The public (non-confidential) version of the ITC’s opinion (Investigation Nos. 701-TA-513 and 731-TA-1249 can be accessed for free on the ITC website by registering here) makes clear that the commissioners found evidence of volume and price effects, as well as some impact on the domestic industry. However, a similar outcome in the final investigation is far from preordained. One of the reasons is that the legal standard is different in the final. Instead of finding only a “reasonable indication” of material injury, the commission actually has to determine that the domestic industry has been materially injured, or is threatened with such injury.


Another difference is that the three-year “period of investigation” (POI) will change. Instead of beginning Oct. 1, 2010, the POI in the final will begin a year later.
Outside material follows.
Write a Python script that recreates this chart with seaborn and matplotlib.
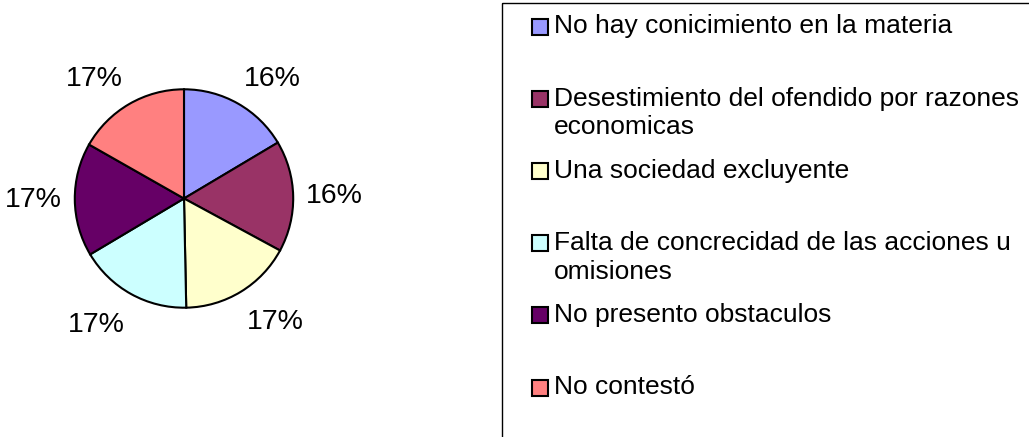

In other words, marketplace trends are likely to be different. A three-year downtrend in world sugar prices appears to have bottomed out in December 2013, with prices higher since then. United States’ sugar prices also have been stronger. So, in its final determination, the ITC will be working with an updated record and a more rigorous legal standard.


Another important issue is the question of “causation.” Was any injury experienced by the domestic sugar industry actually caused by imports of sugar from Mexico? The record shows that the market share of U.S. producers rose 4.2 percentage points over the POI. Were U.S. producers injured by a smaller 2.4‑percentage-point increase in the share of imports from Mexico–especially when the big losers appear to have been producers in other countries, who lost 6.6 percentage points?


There also are doubts as to whether any price effects were caused by imports from Mexico. The preliminary record shows underselling of U.S. sugar by Mexican imports in 65.8 percent of measured transactions. However, making those price comparisons no doubt was difficult because most of the imports from Mexico are of a grade called “estandar” (“standard,” in English), which has an intermediate purity range not produced in the United States. Comparing prices of products that are not identical can be tricky. Parties are actively contesting this issue. How it is resolved could have a big influence on the case.


A final uncertainty is the possibility that the sugar industries on both sides of the Rio Grande could enter into a “suspension agreement,” which would suspend the AD/CVD investigation. In this scenario, Mexican and U.S. producers would consent to some form of managed trade in sugar, agreeing to restrictions on the volume of trade or the price at which imports could be sold. This approach would need to be blessed by Commerce, which tends to listen closely to the preferences of U.S. industries. There are a number of precedents for such an arrangement, including one regulating shipments of Mexican tomatoes into the United States.


What to say about such a suspension agreement? Managed trade always will limit the gains that can be achieved by open and competitive markets, thus causing deadweight losses to consumers and the broader economy. However, an agreement that allows some imports from Mexico clearly is preferable to large AD/CVD levies that allow none.


Those who support economic growth and opportunity should hope that no suspension agreement is reached, and that the ITC ends the threat of AD/CVD duties by concluding that Mexican sugar has not injured the U.S. sugar industry. The real injury in this marketplace is caused by the barrier between producers and consumers created by the U.S. sugar program. It’s time to end that injury by taking those fetters off.